> _WHAT YOU NEED TO DO_: Within the records below, reproduce without change the lines from the line that has "Clone this chart in Chart.js." through the line that has "const yTicks = [0, 5000, 10000, 15000, 20000, 25000]", and only those.

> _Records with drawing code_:
+++++

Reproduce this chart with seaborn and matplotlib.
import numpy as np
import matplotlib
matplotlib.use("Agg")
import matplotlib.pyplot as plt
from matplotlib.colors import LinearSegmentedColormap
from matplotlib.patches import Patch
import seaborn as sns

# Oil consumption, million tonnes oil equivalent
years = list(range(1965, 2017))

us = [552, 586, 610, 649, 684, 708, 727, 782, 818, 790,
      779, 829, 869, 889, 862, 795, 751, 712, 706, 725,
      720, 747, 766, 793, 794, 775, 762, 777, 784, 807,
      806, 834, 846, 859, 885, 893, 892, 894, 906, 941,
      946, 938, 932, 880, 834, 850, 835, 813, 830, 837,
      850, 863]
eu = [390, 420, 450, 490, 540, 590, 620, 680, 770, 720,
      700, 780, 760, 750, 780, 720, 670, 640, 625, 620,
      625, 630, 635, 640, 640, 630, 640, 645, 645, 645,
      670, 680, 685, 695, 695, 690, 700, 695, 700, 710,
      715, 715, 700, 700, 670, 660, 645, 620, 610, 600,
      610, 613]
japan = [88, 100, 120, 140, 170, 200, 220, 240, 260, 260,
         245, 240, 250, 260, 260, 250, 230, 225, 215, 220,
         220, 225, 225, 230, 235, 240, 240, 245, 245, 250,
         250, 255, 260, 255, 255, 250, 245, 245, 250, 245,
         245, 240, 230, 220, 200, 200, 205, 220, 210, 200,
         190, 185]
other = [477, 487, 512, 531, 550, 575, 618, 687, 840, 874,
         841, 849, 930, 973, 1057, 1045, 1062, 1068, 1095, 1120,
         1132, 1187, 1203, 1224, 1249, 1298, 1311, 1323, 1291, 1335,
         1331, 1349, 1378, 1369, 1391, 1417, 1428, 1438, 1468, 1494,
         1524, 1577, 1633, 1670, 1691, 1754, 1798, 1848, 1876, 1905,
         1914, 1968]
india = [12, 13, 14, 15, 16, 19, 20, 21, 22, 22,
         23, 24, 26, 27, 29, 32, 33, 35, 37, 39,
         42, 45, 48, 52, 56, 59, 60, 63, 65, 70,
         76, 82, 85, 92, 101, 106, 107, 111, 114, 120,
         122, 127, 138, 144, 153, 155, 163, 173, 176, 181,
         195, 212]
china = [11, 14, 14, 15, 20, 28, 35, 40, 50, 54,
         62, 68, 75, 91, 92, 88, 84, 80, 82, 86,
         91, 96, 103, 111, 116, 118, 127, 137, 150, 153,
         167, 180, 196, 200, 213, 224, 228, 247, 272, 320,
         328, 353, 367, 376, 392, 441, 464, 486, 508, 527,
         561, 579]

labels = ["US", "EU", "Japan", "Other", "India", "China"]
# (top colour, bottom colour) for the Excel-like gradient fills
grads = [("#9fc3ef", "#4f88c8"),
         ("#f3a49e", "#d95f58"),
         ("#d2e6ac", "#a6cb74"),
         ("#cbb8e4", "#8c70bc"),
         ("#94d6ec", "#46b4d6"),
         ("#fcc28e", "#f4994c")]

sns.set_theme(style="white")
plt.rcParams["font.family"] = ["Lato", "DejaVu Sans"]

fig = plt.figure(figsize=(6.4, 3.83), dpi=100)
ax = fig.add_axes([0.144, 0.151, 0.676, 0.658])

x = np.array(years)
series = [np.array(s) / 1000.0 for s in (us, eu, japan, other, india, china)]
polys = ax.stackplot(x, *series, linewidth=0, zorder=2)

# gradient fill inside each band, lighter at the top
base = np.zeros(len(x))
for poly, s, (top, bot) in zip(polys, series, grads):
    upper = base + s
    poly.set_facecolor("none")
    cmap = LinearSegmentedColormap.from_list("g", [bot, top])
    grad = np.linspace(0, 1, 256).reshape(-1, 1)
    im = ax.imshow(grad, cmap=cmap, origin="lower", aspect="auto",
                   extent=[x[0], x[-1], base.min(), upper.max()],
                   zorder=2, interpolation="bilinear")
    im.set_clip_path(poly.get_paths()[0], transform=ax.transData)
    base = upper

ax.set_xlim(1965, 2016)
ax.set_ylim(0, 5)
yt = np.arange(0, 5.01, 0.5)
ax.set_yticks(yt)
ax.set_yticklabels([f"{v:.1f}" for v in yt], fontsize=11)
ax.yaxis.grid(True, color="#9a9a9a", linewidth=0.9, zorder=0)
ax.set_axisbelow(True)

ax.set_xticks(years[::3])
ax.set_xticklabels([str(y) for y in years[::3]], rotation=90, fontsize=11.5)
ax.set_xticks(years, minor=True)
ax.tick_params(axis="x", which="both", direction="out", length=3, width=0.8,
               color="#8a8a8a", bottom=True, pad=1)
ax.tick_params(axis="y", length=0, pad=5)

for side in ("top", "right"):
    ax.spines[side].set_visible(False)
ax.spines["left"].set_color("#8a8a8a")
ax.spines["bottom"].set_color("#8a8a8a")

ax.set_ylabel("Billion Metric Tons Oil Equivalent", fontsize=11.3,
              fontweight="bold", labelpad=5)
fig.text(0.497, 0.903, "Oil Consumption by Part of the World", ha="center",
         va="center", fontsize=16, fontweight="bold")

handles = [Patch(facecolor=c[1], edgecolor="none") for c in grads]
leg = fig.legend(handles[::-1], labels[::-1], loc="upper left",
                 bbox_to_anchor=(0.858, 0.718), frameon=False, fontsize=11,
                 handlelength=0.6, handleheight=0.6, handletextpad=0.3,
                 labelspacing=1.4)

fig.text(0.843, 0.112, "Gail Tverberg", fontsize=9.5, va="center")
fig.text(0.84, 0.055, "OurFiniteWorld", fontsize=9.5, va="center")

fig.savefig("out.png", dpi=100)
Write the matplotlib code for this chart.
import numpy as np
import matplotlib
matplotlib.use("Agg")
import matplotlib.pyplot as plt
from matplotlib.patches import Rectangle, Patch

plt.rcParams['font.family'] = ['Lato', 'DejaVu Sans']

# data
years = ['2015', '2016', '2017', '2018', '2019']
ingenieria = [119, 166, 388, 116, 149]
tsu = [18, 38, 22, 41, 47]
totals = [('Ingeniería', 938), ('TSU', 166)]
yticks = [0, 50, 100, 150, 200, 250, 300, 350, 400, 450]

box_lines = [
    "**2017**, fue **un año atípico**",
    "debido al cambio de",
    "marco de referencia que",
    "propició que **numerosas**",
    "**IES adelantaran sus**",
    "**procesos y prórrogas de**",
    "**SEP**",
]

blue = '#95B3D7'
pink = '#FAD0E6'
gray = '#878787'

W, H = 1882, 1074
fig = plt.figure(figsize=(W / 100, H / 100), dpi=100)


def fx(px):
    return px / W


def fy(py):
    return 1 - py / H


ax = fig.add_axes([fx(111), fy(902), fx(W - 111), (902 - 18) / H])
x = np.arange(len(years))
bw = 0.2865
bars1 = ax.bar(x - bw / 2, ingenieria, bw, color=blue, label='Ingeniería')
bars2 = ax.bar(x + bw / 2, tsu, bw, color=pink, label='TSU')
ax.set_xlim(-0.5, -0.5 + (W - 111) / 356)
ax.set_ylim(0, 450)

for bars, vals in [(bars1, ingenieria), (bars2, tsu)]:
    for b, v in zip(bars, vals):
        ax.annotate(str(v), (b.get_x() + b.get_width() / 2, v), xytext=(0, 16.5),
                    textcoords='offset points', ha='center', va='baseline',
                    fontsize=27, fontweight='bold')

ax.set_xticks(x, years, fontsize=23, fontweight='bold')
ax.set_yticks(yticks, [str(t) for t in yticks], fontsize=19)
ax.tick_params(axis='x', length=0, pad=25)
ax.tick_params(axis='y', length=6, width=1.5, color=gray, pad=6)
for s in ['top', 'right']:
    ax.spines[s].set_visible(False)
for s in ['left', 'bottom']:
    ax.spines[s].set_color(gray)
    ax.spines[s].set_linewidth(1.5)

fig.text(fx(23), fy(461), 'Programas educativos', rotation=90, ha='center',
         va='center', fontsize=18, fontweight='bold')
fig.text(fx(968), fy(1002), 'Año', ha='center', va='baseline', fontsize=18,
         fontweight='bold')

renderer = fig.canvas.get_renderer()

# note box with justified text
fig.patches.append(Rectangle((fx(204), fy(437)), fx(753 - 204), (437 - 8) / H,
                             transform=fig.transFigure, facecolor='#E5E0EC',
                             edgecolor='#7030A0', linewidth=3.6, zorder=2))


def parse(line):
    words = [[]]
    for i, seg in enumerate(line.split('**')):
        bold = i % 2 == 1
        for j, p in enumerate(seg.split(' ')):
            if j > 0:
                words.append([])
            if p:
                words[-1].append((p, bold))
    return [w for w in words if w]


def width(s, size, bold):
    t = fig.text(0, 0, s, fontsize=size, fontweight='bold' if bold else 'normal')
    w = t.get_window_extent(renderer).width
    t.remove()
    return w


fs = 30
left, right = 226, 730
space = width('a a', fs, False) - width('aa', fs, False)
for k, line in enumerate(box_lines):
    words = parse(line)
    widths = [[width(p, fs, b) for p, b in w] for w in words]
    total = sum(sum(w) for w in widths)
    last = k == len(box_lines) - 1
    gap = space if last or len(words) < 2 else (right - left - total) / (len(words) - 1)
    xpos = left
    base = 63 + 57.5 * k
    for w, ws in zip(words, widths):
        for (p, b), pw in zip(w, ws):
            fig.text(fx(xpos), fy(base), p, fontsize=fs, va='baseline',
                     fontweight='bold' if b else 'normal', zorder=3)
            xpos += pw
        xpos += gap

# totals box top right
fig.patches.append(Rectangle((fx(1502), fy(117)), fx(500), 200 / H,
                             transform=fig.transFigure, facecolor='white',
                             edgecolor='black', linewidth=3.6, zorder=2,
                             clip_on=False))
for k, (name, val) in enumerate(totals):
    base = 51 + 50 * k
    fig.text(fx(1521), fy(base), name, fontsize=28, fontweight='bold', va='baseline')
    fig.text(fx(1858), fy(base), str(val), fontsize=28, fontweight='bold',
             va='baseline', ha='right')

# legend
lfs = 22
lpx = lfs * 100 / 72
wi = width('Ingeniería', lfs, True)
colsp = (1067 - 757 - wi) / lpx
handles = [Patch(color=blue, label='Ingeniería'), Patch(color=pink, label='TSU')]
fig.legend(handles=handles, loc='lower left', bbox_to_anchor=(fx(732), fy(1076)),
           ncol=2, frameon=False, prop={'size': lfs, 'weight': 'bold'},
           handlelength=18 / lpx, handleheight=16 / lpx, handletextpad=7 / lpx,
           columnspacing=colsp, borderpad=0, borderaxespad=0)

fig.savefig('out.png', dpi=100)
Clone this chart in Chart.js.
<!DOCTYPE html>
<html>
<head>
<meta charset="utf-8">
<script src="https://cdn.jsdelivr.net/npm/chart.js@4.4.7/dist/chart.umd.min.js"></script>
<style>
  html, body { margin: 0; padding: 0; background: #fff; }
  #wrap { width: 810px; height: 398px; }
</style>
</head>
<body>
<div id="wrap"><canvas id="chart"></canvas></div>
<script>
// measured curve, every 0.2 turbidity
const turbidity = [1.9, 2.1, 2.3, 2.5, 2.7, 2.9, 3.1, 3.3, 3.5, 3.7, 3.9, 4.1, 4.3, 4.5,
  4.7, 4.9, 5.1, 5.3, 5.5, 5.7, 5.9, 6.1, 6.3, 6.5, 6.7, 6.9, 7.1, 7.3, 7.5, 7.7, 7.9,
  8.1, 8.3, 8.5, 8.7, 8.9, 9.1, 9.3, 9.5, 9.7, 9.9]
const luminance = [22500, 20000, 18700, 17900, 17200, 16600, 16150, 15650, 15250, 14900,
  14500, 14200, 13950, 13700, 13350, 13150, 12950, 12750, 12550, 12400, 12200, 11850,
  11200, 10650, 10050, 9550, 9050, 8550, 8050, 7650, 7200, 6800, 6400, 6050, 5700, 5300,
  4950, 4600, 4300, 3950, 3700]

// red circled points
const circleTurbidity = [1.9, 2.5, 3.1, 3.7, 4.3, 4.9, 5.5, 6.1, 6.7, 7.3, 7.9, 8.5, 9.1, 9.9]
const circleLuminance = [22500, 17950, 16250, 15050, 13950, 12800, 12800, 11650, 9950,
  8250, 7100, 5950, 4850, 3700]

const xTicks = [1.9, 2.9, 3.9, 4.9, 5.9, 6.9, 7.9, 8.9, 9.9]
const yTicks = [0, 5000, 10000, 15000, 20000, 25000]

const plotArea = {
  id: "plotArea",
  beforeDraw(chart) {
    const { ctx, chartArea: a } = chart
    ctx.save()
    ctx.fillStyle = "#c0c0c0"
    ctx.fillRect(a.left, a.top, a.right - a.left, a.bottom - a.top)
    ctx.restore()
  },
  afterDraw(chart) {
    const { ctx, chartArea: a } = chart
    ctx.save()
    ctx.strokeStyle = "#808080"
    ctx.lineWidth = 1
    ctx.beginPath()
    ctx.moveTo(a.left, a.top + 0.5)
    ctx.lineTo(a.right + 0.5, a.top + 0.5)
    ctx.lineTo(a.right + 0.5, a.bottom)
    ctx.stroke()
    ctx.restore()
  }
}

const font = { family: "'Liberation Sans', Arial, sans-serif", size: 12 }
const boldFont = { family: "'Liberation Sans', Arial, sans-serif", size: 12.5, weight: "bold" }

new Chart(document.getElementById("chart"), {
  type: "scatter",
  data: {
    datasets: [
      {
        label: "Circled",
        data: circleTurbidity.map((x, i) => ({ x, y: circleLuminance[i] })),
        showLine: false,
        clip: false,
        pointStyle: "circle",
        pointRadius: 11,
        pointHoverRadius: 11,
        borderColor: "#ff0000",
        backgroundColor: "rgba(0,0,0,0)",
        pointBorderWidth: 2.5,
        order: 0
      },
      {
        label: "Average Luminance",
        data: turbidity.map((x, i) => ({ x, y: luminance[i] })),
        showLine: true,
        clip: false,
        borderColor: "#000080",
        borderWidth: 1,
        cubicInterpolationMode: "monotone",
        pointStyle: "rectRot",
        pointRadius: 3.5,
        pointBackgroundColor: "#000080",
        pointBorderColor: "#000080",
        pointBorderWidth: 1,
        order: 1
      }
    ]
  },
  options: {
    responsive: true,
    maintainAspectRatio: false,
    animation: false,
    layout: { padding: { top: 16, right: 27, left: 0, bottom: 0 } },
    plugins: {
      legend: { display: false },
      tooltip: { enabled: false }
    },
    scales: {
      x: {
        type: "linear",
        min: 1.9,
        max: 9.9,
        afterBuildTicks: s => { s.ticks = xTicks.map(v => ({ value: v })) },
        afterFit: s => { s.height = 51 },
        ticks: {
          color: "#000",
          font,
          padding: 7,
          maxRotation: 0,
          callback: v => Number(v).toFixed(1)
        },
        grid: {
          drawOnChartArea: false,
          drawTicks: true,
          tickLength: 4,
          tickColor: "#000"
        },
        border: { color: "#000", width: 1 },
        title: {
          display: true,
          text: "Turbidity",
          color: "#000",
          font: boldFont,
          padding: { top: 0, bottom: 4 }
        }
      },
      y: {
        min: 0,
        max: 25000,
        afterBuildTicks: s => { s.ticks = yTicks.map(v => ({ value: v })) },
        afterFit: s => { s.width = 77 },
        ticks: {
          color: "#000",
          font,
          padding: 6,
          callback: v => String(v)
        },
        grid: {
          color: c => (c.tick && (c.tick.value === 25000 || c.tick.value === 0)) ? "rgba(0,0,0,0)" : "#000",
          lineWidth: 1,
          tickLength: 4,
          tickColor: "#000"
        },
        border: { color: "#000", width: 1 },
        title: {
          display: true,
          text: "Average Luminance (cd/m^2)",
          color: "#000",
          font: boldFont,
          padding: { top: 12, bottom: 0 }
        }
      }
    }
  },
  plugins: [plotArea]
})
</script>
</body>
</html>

+++++

> _TASK RESPONSE_:
Clone this chart in Chart.js.
<!DOCTYPE html>
<html>
<head>
<meta charset="utf-8">
<script src="https://cdn.jsdelivr.net/npm/chart.js@4.4.7/dist/chart.umd.min.js"></script>
<style>
  html, body { margin: 0; padding: 0; background: #fff; }
  #wrap { width: 810px; height: 398px; }
</style>
</head>
<body>
<div id="wrap"><canvas id="chart"></canvas></div>
<script>
// measured curve, every 0.2 turbidity
const turbidity = [1.9, 2.1, 2.3, 2.5, 2.7, 2.9, 3.1, 3.3, 3.5, 3.7, 3.9, 4.1, 4.3, 4.5,
  4.7, 4.9, 5.1, 5.3, 5.5, 5.7, 5.9, 6.1, 6.3, 6.5, 6.7, 6.9, 7.1, 7.3, 7.5, 7.7, 7.9,
  8.1, 8.3, 8.5, 8.7, 8.9, 9.1, 9.3, 9.5, 9.7, 9.9]
const luminance = [22500, 20000, 18700, 17900, 17200, 16600, 16150, 15650, 15250, 14900,
  14500, 14200, 13950, 13700, 13350, 13150, 12950, 12750, 12550, 12400, 12200, 11850,
  11200, 10650, 10050, 9550, 9050, 8550, 8050, 7650, 7200, 6800, 6400, 6050, 5700, 5300,
  4950, 4600, 4300, 3950, 3700]

// red circled points
const circleTurbidity = [1.9, 2.5, 3.1, 3.7, 4.3, 4.9, 5.5, 6.1, 6.7, 7.3, 7.9, 8.5, 9.1, 9.9]
const circleLuminance = [22500, 17950, 16250, 15050, 13950, 12800, 12800, 11650, 9950,
  8250, 7100, 5950, 4850, 3700]

const xTicks = [1.9, 2.9, 3.9, 4.9, 5.9, 6.9, 7.9, 8.9, 9.9]
const yTicks = [0, 5000, 10000, 15000, 20000, 25000]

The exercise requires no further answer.